Stated exercise =>
Retype the data exactly, from its first line to the line containing "const expectedTicks = [1, 2];", including both, and skip any picture.

Data in this exercise =>
>>>>
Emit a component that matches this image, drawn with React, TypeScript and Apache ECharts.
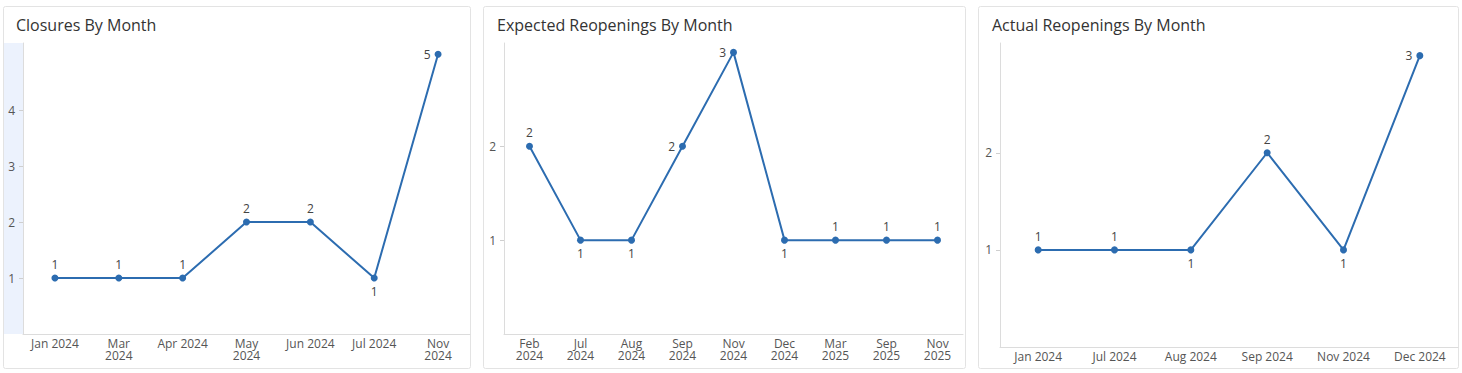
import React, { useEffect, useRef } from "react";
import * as echarts from "echarts";

// ---- Data ----
const closuresMonths = ["Jan 2024", "Mar\n2024", "Apr 2024", "May\n2024", "Jun 2024", "Jul 2024", "Nov\n2024"];
const closuresValues = [1, 1, 1, 2, 2, 1, 5];
const closuresTicks = [1, 2, 3, 4];

const expectedMonths = ["Feb\n2024", "Jul\n2024", "Aug\n2024", "Sep\n2024", "Nov\n2024", "Dec\n2024", "Mar\n2025", "Sep\n2025", "Nov\n2025"];
const expectedValues = [2, 1, 1, 2, 3, 1, 1, 1, 1];
const expectedTicks = [1, 2];

const actualMonths = ["Jan 2024", "Jul 2024", "Aug 2024", "Sep 2024", "Nov 2024", "Dec 2024"];
const actualValues = [1, 1, 1, 2, 1, 3];
const actualTicks = [1, 2];

const titles = ["Closures By Month", "Expected Reopenings By Month", "Actual Reopenings By Month"];

// ---- Styles ----
const closuresLabelPos = ["top", "top", "top", "top", "top", "bottom", "left"];
const expectedLabelPos = ["top", "bottom", "bottom", "left", "left", "bottom", "top", "top", "top"];
const actualLabelPos = ["top", "top", "bottom", "top", "bottom", "left"];

const LINE = "#2c6cb0";
const FONT = "'Open Sans', sans-serif";

export default function App() {
  const ref = useRef<HTMLDivElement>(null);
  useEffect(() => {
    if (!ref.current) return;
    const chart = echarts.init(ref.current, undefined, { renderer: "svg" });

    const panels = [
      { months: closuresMonths, values: closuresValues, ticks: closuresTicks, pos: closuresLabelPos, grid: { left: 23, top: 43, width: 447, height: 291 }, max: 5.2, box: [3, 6, 467, 362], titleX: 16 },
      { months: expectedMonths, values: expectedValues, ticks: expectedTicks, pos: expectedLabelPos, grid: { left: 504, top: 43, width: 459, height: 291 }, max: 3.1, box: [483, 6, 482, 362], titleX: 497 },
      { months: actualMonths, values: actualValues, ticks: actualTicks, pos: actualLabelPos, grid: { left: 1000, top: 43, width: 458, height: 304 }, max: 3.13, box: [978, 6, 480, 362], titleX: 992 },
    ];

    const graphic: any[] = [];
    panels.forEach((p) => {
      graphic.push({
        type: "rect",
        shape: { x: p.box[0] + 0.5, y: p.box[1] + 0.5, width: p.box[2], height: p.box[3], r: 2 },
        style: { fill: "#fff", stroke: "#e3e3e3", lineWidth: 1 },
        z: -10,
        silent: true,
      });
    });
    graphic.push({
      type: "rect",
      shape: { x: 4, y: 43, width: 19, height: 291 },
      style: { fill: "#ecf2fd" },
      z: -5,
      silent: true,
    });

    const option: any = {
      animation: false,
      backgroundColor: "#fff",
      textStyle: { fontFamily: FONT },
      graphic,
      title: panels.map((p, i) => ({
        text: titles[i],
        left: p.titleX - 5,
        top: 12,
        textStyle: { fontFamily: FONT, fontSize: 16, fontWeight: "normal", color: "#333" },
      })),
      grid: panels.map((p) => ({ ...p.grid, containLabel: false })),
      xAxis: panels.map((p, i) => ({
        type: "category",
        gridIndex: i,
        data: p.months,
        boundaryGap: true,
        axisLine: { show: true, lineStyle: { color: "#dcdcdc", width: 1 } },
        axisTick: { show: false },
        axisLabel: { color: "#555", fontSize: 12, fontFamily: FONT, margin: 3, lineHeight: 12.5, interval: 0 },
        splitLine: { show: false },
      })),
      yAxis: panels.map((p, i) => ({
        type: "value",
        gridIndex: i,
        min: 0,
        max: p.max,
        axisLine: { show: true, lineStyle: { color: "#dcdcdc", width: 1 } },
        axisTick: { show: true, length: 4, lineStyle: { color: "#cfcfcf" }, customValues: p.ticks },
        axisLabel: { color: "#555", fontSize: 12, fontFamily: FONT, margin: 8, customValues: p.ticks },
        splitLine: { show: false },
      })),
      series: panels.map((p, i) => ({
        type: "line",
        xAxisIndex: i,
        yAxisIndex: i,
        data: p.values.map((v, j) => ({ value: v, label: { position: p.pos[j] } })),
        symbol: "circle",
        symbolSize: 7,
        lineStyle: { color: LINE, width: 2 },
        itemStyle: { color: LINE },
        label: { show: true, color: "#444", fontSize: 12, fontFamily: FONT, distance: 4 },
      })),
    };
    chart.setOption(option);
    return () => chart.dispose();
  }, []);
  return <div ref={ref} style={{ position: "absolute", left: 0, top: 0, width: 1462, height: 373 }} />;
}
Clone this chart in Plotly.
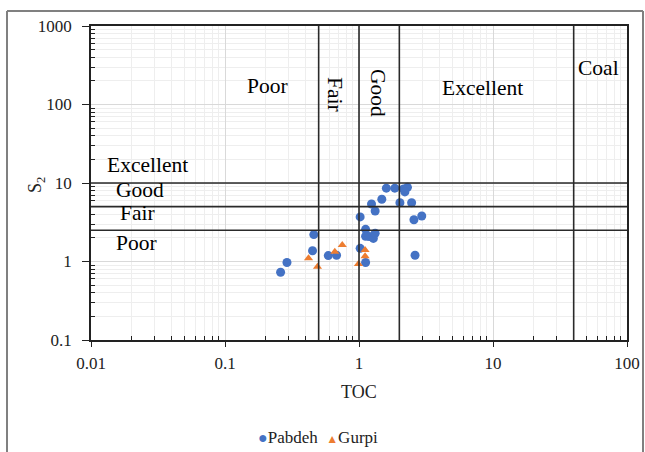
import plotly.graph_objects as go

# Data
pabdeh_toc = [0.26, 0.29, 0.45, 0.46, 0.59, 0.68, 1.02, 1.02, 1.12, 1.12, 1.19, 1.28, 1.32, 1.12,
              1.24, 1.32, 1.48, 1.60, 1.85, 2.02, 2.15, 2.30, 2.47, 2.57, 2.94, 2.62, 2.20]
pabdeh_s2 = [0.73, 0.97, 1.37, 2.2, 1.19, 1.2, 3.7, 1.47, 2.57, 2.1, 2.08, 1.97, 2.29, 0.97,
             5.4, 4.4, 6.2, 8.6, 8.6, 5.6, 8.4, 8.8, 5.6, 3.4, 3.8, 1.2, 7.7]
gurpi_toc = [0.42, 0.49, 0.66, 0.75, 0.99, 1.11, 1.11]
gurpi_s2 = [1.1, 0.86, 1.33, 1.62, 0.93, 1.4, 1.17]

series_names = ["Pabdeh", "Gurpi"]
series_colors = ["#4472C4", "#ED7D31"]

toc_bounds = [0.5, 1, 2, 40]
s2_bounds = [2.5, 5, 10]
toc_labels = ["Poor", "Fair", "Good", "Excellent", "Coal"]
s2_labels = ["Excellent", "Good", "Fair", "Poor"]
x_ticks = [0.01, 0.1, 1, 10, 100]
x_ticktext = ["0.01", "0.1", "1", "10", "100"]
y_ticks = [0.1, 1, 10, 100, 1000]
y_ticktext = ["0.1", "1", "10", "100", "1000"]

W, H = 645, 452
L, R, T, B = 91, 18, 26, 112
pw, ph = W - L - R, H - T - B

def px2paper(x, y):
    return (x - L) / pw, (H - B - y) / ph

FONT = "Liberation Serif"
INK = "#222"

fig = go.Figure()
fig.add_trace(go.Scatter(x=pabdeh_toc, y=pabdeh_s2, mode="markers", name=series_names[0],
                         marker=dict(symbol="circle", size=9, color=series_colors[0])))
fig.add_trace(go.Scatter(x=gurpi_toc, y=gurpi_s2, mode="markers", name=series_names[1],
                         marker=dict(symbol="triangle-up", size=8, color=series_colors[1])))

shapes = []
for v in toc_bounds:
    shapes.append(dict(type="line", xref="x", yref="paper", x0=v, x1=v, y0=0, y1=1,
                       line=dict(color="#2a2a2a", width=1.6)))
for v in s2_bounds:
    shapes.append(dict(type="line", xref="paper", yref="y", x0=0, x1=1, y0=v, y1=v,
                       line=dict(color="#2a2a2a", width=1.6)))
# outer frame (top, left, right)
fxl, fyt = px2paper(7, 11)
fxr, fyb = px2paper(643, 470)
for (x0, y0, x1, y1) in [(fxl, fyt, fxr, fyt), (fxl, fyt, fxl, fyb), (fxr, fyt, fxr, fyb)]:
    shapes.append(dict(type="line", xref="paper", yref="paper", x0=x0, y0=y0, x1=x1, y1=y1,
                       line=dict(color="#808080", width=2), layer="below"))
fig.update_layout(shapes=shapes)

def add_text(text, x, y, size, angle=0, color="black"):
    xp, yp = px2paper(x, y)
    return dict(text=text, x=xp, y=yp, xref="paper", yref="paper", showarrow=False,
                xanchor="center", yanchor="middle", textangle=angle,
                font=dict(family=FONT, size=size, color=color))

ann = []
top_pos = [(267, 86, 0), (335, 94, 90), (378, 93, 90), (482, 88, 0), (598, 68, 0)]
for t, (x, y, a) in zip(toc_labels, top_pos):
    ann.append(add_text(t, x, y, 21.5, a))
left_pos = [(147, 165), (140, 190), (137, 213), (136, 243)]
for t, (x, y) in zip(s2_labels, left_pos):
    ann.append(add_text(t, x, y, 21.5))
# axis titles
ann.append(add_text("TOC", 359, 392, 18, 0, INK))
ann.append(add_text("S<sub>2</sub>", 36, 185, 18, -90, INK))
# legend (drawn as text)
legend_text = (
    f'<span style="color:{series_colors[0]};font-size:16px">●</span>{series_names[0]}'
    f'&nbsp; <span style="color:{series_colors[1]};font-size:12px">▲</span>{series_names[1]}'
)
ann.append(add_text(legend_text, 318, 437, 17, 0, INK))
fig.update_layout(annotations=ann)

x_minor = [m * 10.0 ** e for e in range(-2, 2) for m in range(2, 10)]
y_minor = [m * 10.0 ** e for e in range(-1, 3) for m in range(2, 10)]

axis_common = dict(type="log", showline=True, linecolor=INK, linewidth=1.5, mirror=True,
                   ticks="outside", tickcolor=INK, showgrid=True, automargin=False,
                   gridcolor="#d9d9d9", gridwidth=1, zeroline=False,
                   tickfont=dict(family=FONT, size=17, color=INK))

fig.update_xaxes(**axis_common, range=[-2, 2], tickvals=x_ticks, ticktext=x_ticktext,
                 ticklen=5, ticklabelstandoff=2,
                 minor=dict(tickvals=x_minor, ticks="inside", ticklen=4, tickcolor=INK,
                            showgrid=True, gridcolor="#eeeeee"))
fig.update_yaxes(**axis_common, range=[-1, 3], tickvals=y_ticks, ticktext=y_ticktext,
                 ticklen=7, ticklabelstandoff=7,
                 minor=dict(tickvals=y_minor, ticks="inside", ticklen=4, tickcolor=INK,
                            showgrid=True, gridcolor="#eeeeee"))

fig.update_layout(width=W, height=H, margin=dict(l=L, r=R, t=T, b=B, autoexpand=False),
                  font=dict(family=FONT, color=INK),
                  paper_bgcolor="white", plot_bgcolor="white",
                  showlegend=False)

fig.write_html("out.html", config={"displayModeBar": False},
               post_script="document.body.style.margin='0';")
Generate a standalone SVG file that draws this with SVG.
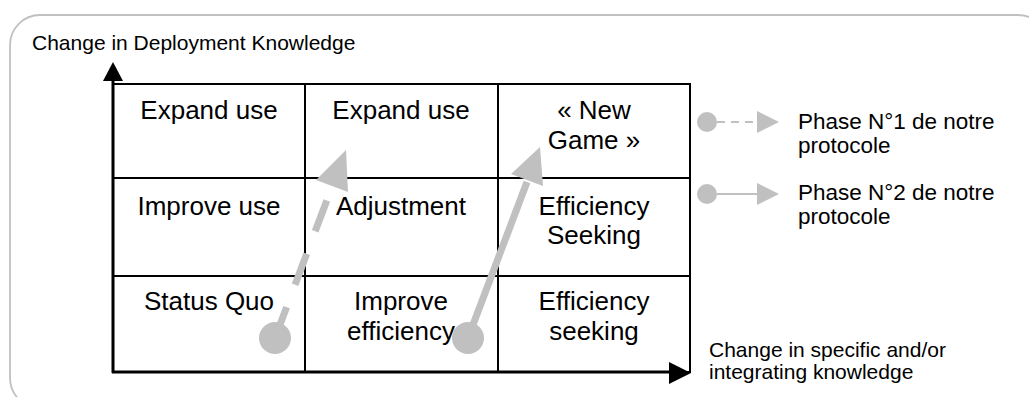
<svg xmlns="http://www.w3.org/2000/svg" width="1029" height="397" viewBox="0 0 1029 397">
<style>
text{font-family:"Liberation Sans",Arial,sans-serif;fill:#000}
.cell{font-size:26px;text-anchor:middle}
.lab{font-size:21px}
.leg{font-size:22.5px}
.grid{stroke:#000;stroke-width:2;fill:none}
.axis{stroke:#000;stroke-width:3;fill:none}
.g{fill:#c0c0c0}
</style>
<rect x="10" y="15" width="1038" height="393" rx="30" ry="30" fill="#fff" stroke="#c0c0c0" stroke-width="1.8"/>
<g id="grid">
<rect class="grid" x="113" y="84" width="577" height="288"/>
<line class="grid" x1="305" y1="84" x2="305" y2="372"/>
<line class="grid" x1="498" y1="84" x2="498" y2="372"/>
<line class="grid" x1="113" y1="178" x2="690" y2="178"/>
<line class="grid" x1="113" y1="276" x2="690" y2="276"/>
</g>
<g id="axes">
<line class="axis" x1="113" y1="373" x2="113" y2="78"/>
<polygon points="113,62 103,81 123,81" fill="#000"/>
<line class="axis" x1="112" y1="372" x2="672" y2="372"/>
<polygon points="691,373 669,362 669,384" fill="#000"/>
</g>
<g id="cells">
<text class="cell" x="209" y="119">Expand use</text>
<text class="cell" x="401" y="119">Expand use</text>
<text class="cell" x="594" y="119">« New</text>
<text class="cell" x="594" y="149">Game »</text>
<text class="cell" x="209" y="215">Improve use</text>
<text class="cell" x="401" y="215">Adjustment</text>
<text class="cell" x="594" y="215">Efficiency</text>
<text class="cell" x="594" y="244">Seeking</text>
<text class="cell" x="209" y="310">Status Quo</text>
<text class="cell" x="401" y="310">Improve</text>
<text class="cell" x="401" y="340">efficiency</text>
<text class="cell" x="594" y="310">Efficiency</text>
<text class="cell" x="594" y="340">seeking</text>
</g>
<g id="labels">
<text class="lab" x="32" y="50">Change in Deployment Knowledge</text>
<text class="lab" x="709" y="357">Change in specific and/or</text>
<text class="lab" x="709" y="379">integrating knowledge</text>
</g>
<g id="connectors">
<line x1="275" y1="338" x2="333" y2="184" stroke="#c0c0c0" stroke-width="7" stroke-dasharray="33 24"/>
<circle class="g" cx="275" cy="338" r="16"/>
<polygon class="g" points="346,150 316,180 348,192"/>
<line x1="468" y1="338" x2="527" y2="182" stroke="#c0c0c0" stroke-width="7"/>
<circle class="g" cx="468" cy="338" r="16"/>
<polygon class="g" points="540,147 511,174 543,186"/>
</g>
<g id="legend1">
<circle class="g" cx="707" cy="122" r="10"/>
<line x1="717" y1="122" x2="758" y2="122" stroke="#c0c0c0" stroke-width="2" stroke-dasharray="8 6"/>
<polygon class="g" points="757,111 757,133 779,122"/>
<text class="leg" x="798" y="129">Phase N°1 de notre</text>
<text class="leg" x="798" y="153">protocole</text>
</g>
<g id="legend2">
<circle class="g" cx="707" cy="194" r="10"/>
<line x1="717" y1="194" x2="758" y2="194" stroke="#c0c0c0" stroke-width="2"/>
<polygon class="g" points="757,183 757,205 779,194"/>
<text class="leg" x="798" y="200">Phase N°2 de notre</text>
<text class="leg" x="798" y="224">protocole</text>
</g>
</svg>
<<<<
Full response =>
Emit a component that matches this image, drawn with React, TypeScript and Apache ECharts.
import React, { useEffect, useRef } from "react";
import * as echarts from "echarts";

// ---- Data ----
const closuresMonths = ["Jan 2024", "Mar\n2024", "Apr 2024", "May\n2024", "Jun 2024", "Jul 2024", "Nov\n2024"];
const closuresValues = [1, 1, 1, 2, 2, 1, 5];
const closuresTicks = [1, 2, 3, 4];

const expectedMonths = ["Feb\n2024", "Jul\n2024", "Aug\n2024", "Sep\n2024", "Nov\n2024", "Dec\n2024", "Mar\n2025", "Sep\n2025", "Nov\n2025"];
const expectedValues = [2, 1, 1, 2, 3, 1, 1, 1, 1];
const expectedTicks = [1, 2];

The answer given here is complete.